--- Task prompt ---
Repeat only the lines below that run from the line with "Give me the matplotlib source for this chart." to the line with "n0_y, n1_y = 525, 202", ends included; skip every picture.

--- Records supplied ---
+-------+

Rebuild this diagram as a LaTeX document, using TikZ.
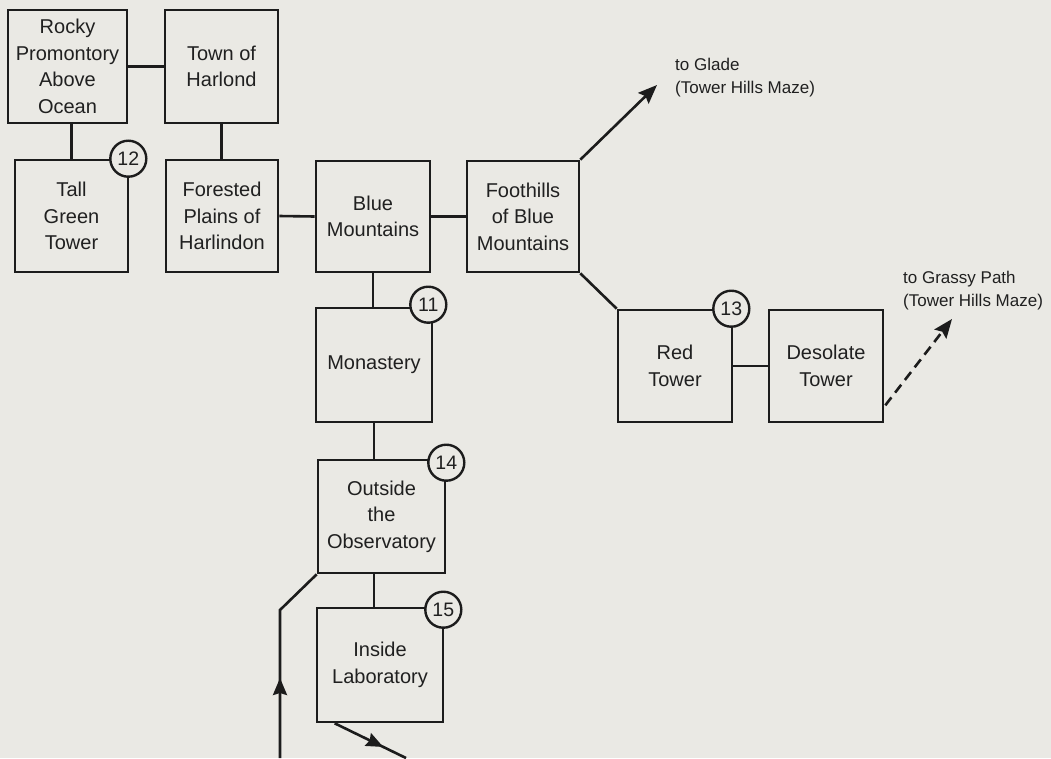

+-------+

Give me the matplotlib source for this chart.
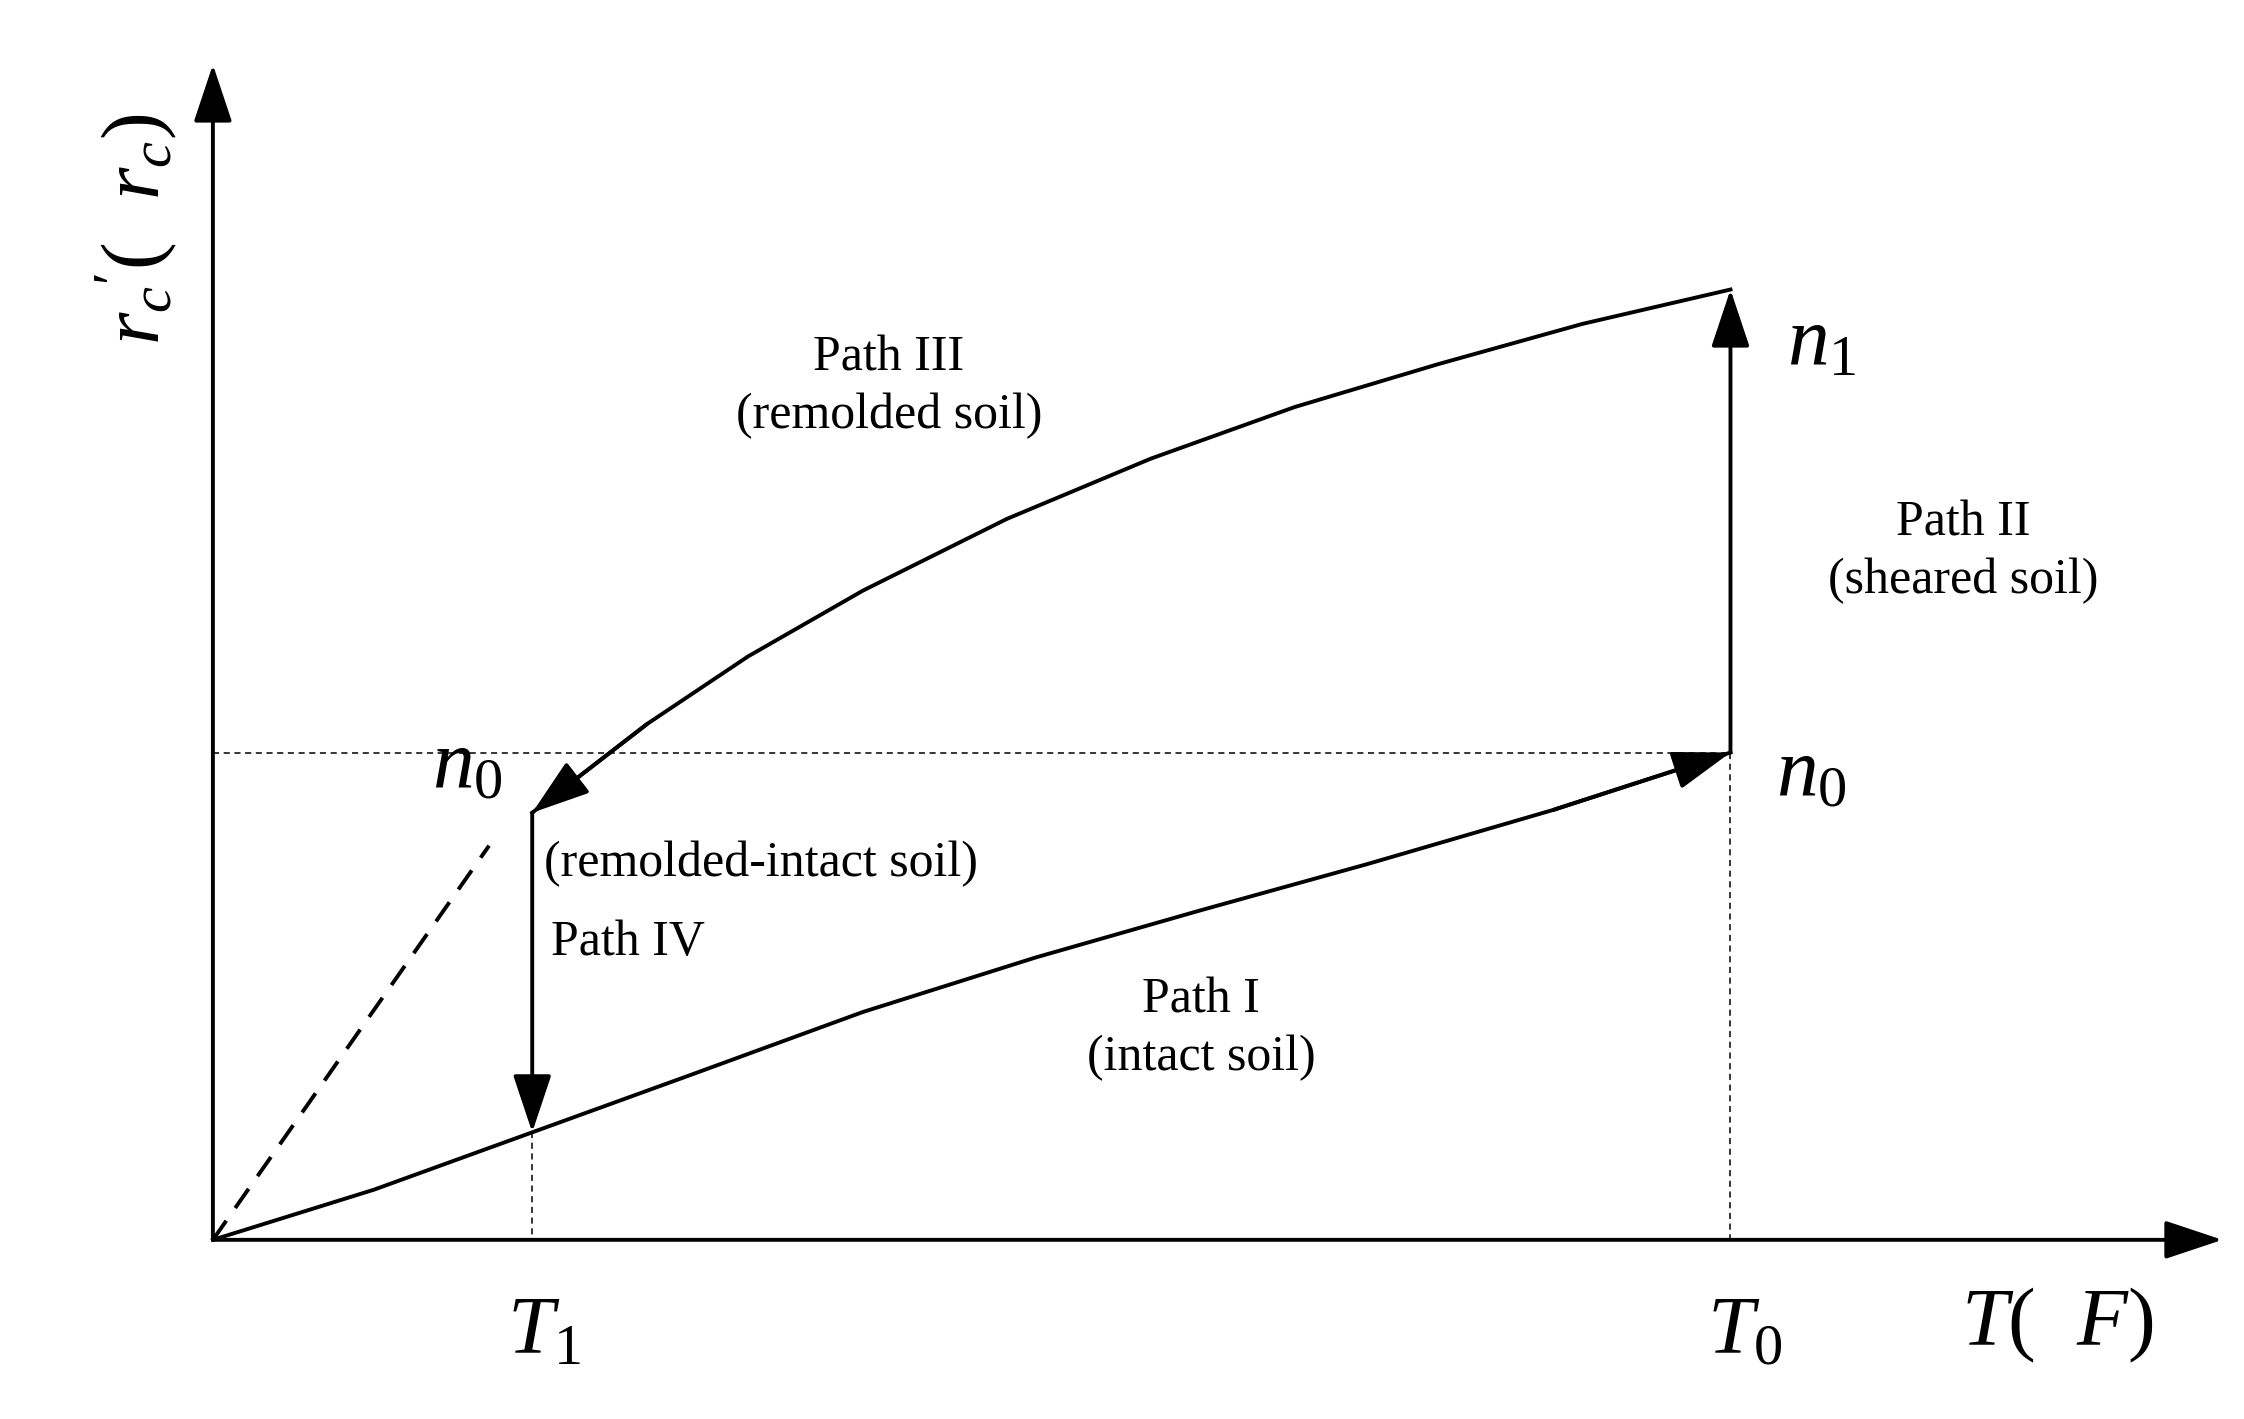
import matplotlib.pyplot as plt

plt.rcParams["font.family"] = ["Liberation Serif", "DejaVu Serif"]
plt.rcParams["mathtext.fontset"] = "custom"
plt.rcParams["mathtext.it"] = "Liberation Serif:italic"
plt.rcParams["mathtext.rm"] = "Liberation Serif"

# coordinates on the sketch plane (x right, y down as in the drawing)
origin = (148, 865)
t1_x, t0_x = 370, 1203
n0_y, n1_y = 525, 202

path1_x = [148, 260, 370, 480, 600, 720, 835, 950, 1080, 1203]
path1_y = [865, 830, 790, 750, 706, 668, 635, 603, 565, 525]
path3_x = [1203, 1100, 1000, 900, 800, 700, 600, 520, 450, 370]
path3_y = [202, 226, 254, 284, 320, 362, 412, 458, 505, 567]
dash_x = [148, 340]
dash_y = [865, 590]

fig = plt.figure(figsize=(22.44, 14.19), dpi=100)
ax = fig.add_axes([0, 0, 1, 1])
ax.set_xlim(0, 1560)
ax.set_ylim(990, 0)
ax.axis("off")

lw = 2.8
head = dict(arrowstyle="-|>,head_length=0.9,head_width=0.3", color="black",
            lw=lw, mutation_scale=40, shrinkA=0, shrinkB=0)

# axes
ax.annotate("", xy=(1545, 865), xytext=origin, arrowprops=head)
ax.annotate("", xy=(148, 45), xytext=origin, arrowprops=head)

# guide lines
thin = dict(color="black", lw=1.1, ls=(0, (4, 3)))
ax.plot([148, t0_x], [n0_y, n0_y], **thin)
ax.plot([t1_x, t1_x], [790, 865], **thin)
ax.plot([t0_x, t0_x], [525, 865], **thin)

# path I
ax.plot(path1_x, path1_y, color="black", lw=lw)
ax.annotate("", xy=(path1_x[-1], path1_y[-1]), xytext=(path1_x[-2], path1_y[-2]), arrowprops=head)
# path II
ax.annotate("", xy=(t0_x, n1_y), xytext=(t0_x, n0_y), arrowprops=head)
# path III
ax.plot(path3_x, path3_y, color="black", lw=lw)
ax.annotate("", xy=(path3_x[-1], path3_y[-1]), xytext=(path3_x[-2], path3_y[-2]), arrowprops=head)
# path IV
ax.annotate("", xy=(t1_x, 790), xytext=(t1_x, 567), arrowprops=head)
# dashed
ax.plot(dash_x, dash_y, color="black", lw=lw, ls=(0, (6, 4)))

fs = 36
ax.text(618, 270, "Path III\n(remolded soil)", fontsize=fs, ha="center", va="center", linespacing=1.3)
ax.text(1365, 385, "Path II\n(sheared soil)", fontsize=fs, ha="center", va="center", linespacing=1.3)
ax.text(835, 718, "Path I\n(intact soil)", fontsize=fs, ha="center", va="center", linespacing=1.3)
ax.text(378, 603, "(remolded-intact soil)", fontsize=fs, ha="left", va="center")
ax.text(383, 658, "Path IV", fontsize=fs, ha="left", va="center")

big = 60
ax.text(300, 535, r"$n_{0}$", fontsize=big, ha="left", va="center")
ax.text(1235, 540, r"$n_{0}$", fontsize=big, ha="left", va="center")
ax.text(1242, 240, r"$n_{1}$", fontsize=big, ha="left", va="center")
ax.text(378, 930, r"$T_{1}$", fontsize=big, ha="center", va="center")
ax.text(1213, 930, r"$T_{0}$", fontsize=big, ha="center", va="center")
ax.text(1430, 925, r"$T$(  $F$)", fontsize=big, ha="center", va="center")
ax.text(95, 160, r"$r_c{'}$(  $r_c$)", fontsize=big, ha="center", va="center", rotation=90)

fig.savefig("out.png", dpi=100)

+-------+

--- Result for this exercise ---
Give me the matplotlib source for this chart.
import matplotlib.pyplot as plt

plt.rcParams["font.family"] = ["Liberation Serif", "DejaVu Serif"]
plt.rcParams["mathtext.fontset"] = "custom"
plt.rcParams["mathtext.it"] = "Liberation Serif:italic"
plt.rcParams["mathtext.rm"] = "Liberation Serif"

# coordinates on the sketch plane (x right, y down as in the drawing)
origin = (148, 865)
t1_x, t0_x = 370, 1203
n0_y, n1_y = 525, 202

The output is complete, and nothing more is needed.